Another moment of horror for Eva and Anne is the discovery that Georges’s killer, with his wife and child, has joined their group. Anne pleads to have them removed, but the larger group refuses, based on lack of evidence. There are similar accusations directed by one of the guards against a Romanian in Koslowski’s original group, accusing him of murdering a local farmer.

Entertainment at the station is provided by an old man who swallows razor blades and tells tales about people who throw themselves into fire, sacrificing themselves.

Anne's son, Ben, increasingly withdrawn and suffering from chronic nosebleeds, appears to be affected by an unexplained illness. One night, he leaves the camp alone and strips down before a burning fire on the tracks—an apparent act of sacrifice intended to stop a passing train. A man from the camp finds Ben just in time and pulls him away. He tells Ben that the willingness to die has been seen and understood, and that Ben’s life still holds value. He promises to tell the others about Ben’s strength, giving the child a reason to live.

Abruptly, the film cuts to its final scene: a silent, tracking shot from a moving train, gliding through a serene countryside. There are no passengers or voices and no signs of the refugees.

==Release==
Time of the Wolf was screened in the 2003 Cannes Film Festival, out of competition. Patrice Chéreau, a member of that year's jury, stars in the film, which made the film ineligible for any award. The film also screened at the Sitges Film Festival where it won Best Screenplay and was in the running for Best Film.
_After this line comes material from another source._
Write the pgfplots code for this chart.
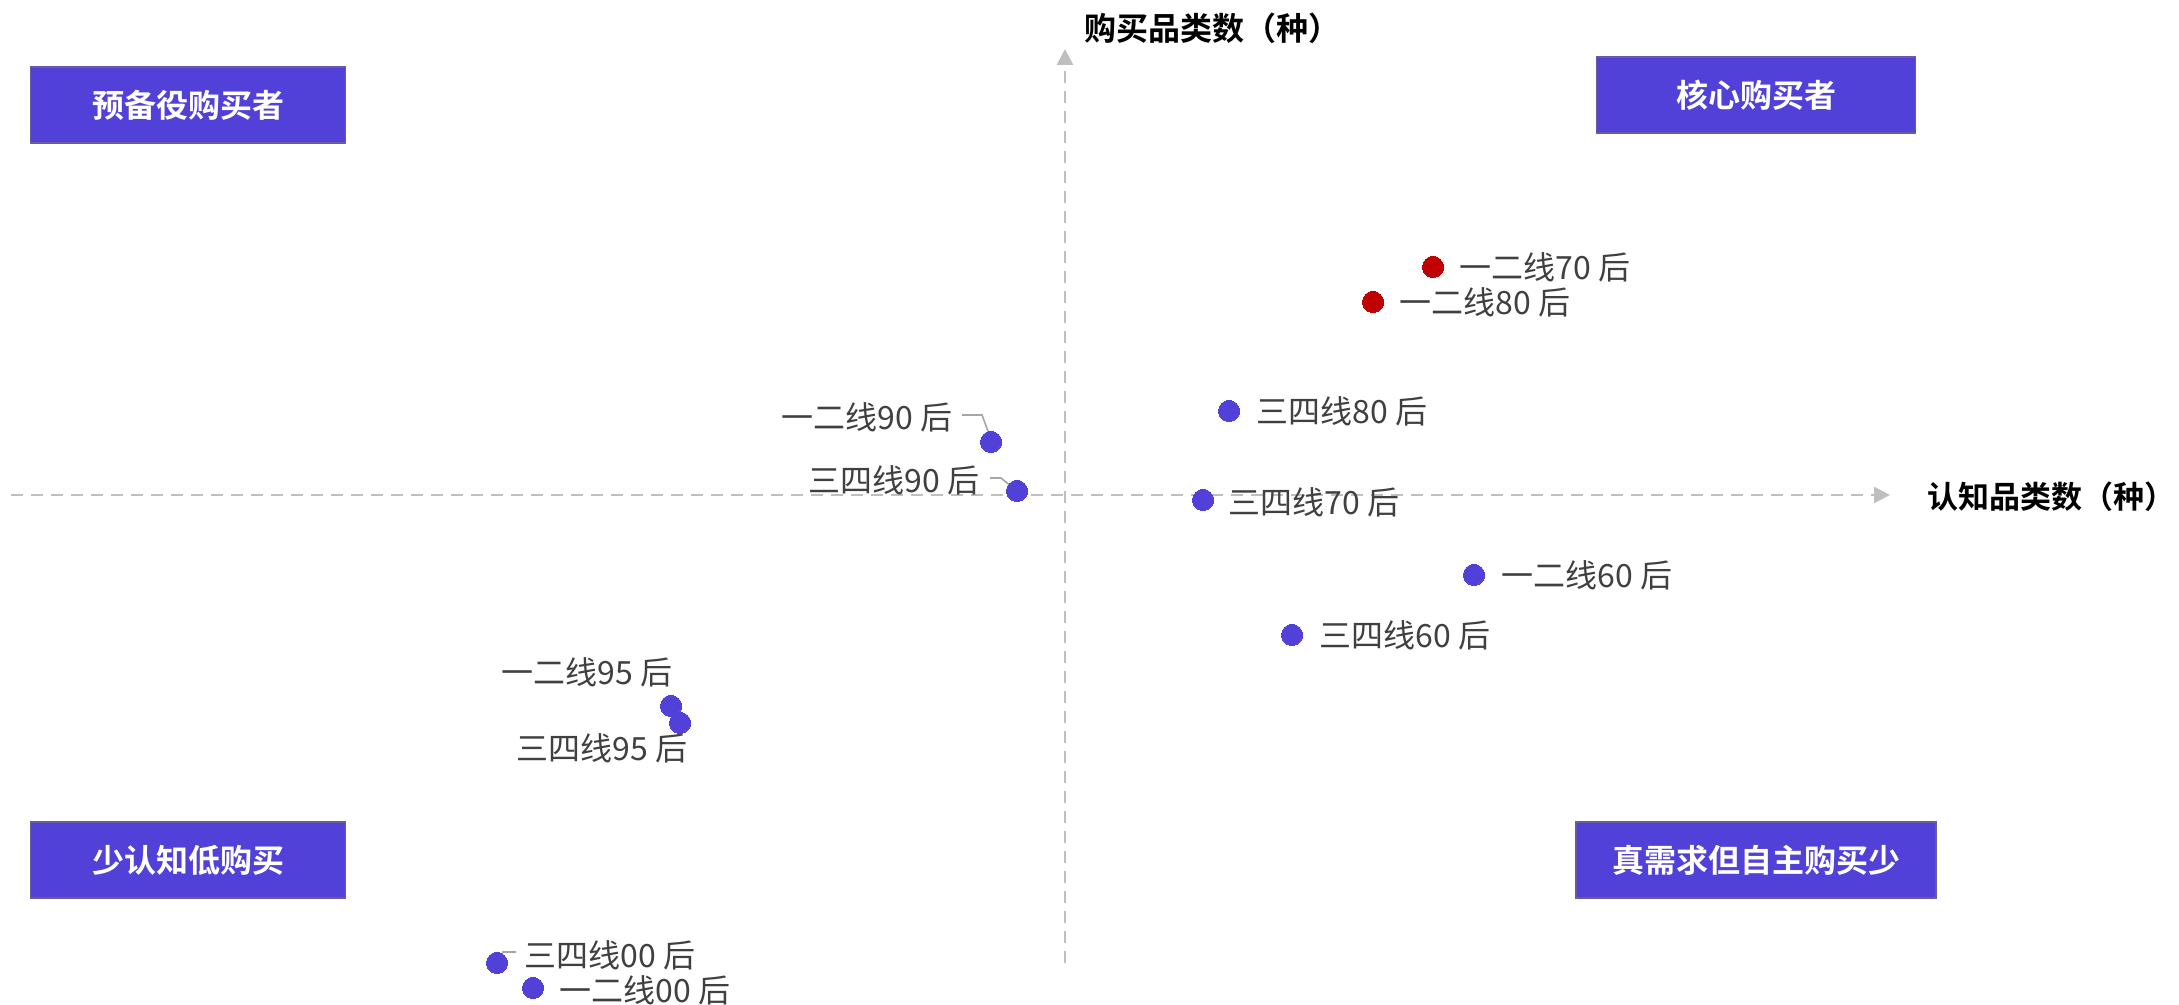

The film was released on DVD in 2004, and included a film trailer and brief biographies of the lead cast, besides the film.

===Critical response===
On review aggregator Rotten Tomatoes, Time of the Wolf holds an approval rating of 66%, based on 53 reviews, and an average rating of 6.8/10. Its consensus reads, "A lean and unsettling [sic] thriller." On Metacritic, the film has a weighted average score of 71 out of 100, based on 20 critics, indicating "Generally favorable reviews". Peter Bradshaw of The Guardian gave Time of the Wolf 4 out of 5, while Ed Gonzalez of Slant Magazine gave it 3 out of 4.

Desson Thomson of The Washington Post commented that "[he] would rather have a more interesting group of desperate people to spend my post-apocalyptic time with" while A.O. Scott of The New York Times said that "You can feel frightened and disturbed by this movie without being especially moved by it". According to Scott Foundas of the Variety Magazine, "Haneke demonstrates profound insight into the essence of human behavior when all humility is pared away, raw panic and despair are the order of the day, and man becomes more like wolf than man."

William Thomas of the Empire Online gave the film 2 out of 5, saying in his closing comments that "A superb European cast is wasted on a portrait of social breakdown that really has very little to say for itself".